[Begin DATA SHOWN]

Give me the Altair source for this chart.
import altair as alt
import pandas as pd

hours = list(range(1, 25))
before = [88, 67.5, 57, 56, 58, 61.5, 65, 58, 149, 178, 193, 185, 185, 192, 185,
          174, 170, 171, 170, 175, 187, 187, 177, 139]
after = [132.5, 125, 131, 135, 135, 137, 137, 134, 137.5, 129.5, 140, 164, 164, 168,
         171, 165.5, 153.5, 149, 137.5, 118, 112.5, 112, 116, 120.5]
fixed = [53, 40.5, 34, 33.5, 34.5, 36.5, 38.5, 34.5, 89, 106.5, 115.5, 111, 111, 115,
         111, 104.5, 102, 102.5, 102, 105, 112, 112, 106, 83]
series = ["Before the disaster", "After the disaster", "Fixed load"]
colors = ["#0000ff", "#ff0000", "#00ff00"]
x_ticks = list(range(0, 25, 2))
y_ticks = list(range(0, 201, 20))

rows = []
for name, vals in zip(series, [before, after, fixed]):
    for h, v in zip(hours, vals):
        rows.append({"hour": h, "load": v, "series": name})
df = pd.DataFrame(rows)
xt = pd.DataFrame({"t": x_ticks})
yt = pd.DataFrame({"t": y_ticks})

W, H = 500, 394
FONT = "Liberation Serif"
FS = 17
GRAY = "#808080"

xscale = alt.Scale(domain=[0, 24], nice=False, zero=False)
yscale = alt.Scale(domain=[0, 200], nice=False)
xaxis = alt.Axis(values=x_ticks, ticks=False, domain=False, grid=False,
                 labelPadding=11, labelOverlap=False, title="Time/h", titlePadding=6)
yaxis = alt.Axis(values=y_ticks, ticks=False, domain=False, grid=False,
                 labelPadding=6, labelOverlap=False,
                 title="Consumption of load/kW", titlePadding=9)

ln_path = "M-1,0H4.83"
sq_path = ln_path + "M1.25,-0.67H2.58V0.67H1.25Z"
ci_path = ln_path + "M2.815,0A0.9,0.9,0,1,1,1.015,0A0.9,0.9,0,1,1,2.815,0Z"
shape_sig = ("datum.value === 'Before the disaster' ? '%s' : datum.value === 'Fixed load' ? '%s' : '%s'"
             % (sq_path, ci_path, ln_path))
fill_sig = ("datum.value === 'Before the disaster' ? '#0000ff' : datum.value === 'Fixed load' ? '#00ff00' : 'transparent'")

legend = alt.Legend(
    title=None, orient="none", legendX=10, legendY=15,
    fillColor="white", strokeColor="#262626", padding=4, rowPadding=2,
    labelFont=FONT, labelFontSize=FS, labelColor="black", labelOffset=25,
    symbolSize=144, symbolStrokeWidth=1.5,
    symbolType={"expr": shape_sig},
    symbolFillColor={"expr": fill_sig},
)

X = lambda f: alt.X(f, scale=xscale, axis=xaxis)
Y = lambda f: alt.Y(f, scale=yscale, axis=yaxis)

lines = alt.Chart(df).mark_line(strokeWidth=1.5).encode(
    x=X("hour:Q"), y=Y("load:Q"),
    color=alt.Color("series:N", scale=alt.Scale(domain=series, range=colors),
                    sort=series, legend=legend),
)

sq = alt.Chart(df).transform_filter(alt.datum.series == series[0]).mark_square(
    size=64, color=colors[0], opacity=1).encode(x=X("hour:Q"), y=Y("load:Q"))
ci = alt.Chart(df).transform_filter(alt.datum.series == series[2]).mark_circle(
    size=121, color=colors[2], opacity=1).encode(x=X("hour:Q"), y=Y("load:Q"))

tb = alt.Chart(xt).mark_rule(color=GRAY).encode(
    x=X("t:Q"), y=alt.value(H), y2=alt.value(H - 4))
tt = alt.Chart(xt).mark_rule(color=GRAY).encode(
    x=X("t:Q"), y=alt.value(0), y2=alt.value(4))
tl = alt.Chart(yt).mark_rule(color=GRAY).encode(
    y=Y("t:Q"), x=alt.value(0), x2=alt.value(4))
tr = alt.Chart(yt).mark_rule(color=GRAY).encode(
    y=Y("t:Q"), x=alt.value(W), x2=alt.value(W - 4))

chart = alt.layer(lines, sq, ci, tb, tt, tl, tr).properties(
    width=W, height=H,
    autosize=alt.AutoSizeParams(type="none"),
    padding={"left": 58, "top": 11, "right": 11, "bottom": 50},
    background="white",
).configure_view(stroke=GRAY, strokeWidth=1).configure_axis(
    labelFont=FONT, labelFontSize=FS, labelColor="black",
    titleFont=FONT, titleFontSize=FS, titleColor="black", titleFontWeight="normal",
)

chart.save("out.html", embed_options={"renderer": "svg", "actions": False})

[End DATA SHOWN]

▸ **PROBLEM DETAILS**
Return a word-for-word copy of the lines from the beginning of the listing to the line holding "import pandas as pd", both kept.

▸ **OUTPUT**
Give me the Altair source for this chart.
import altair as alt
import pandas as pd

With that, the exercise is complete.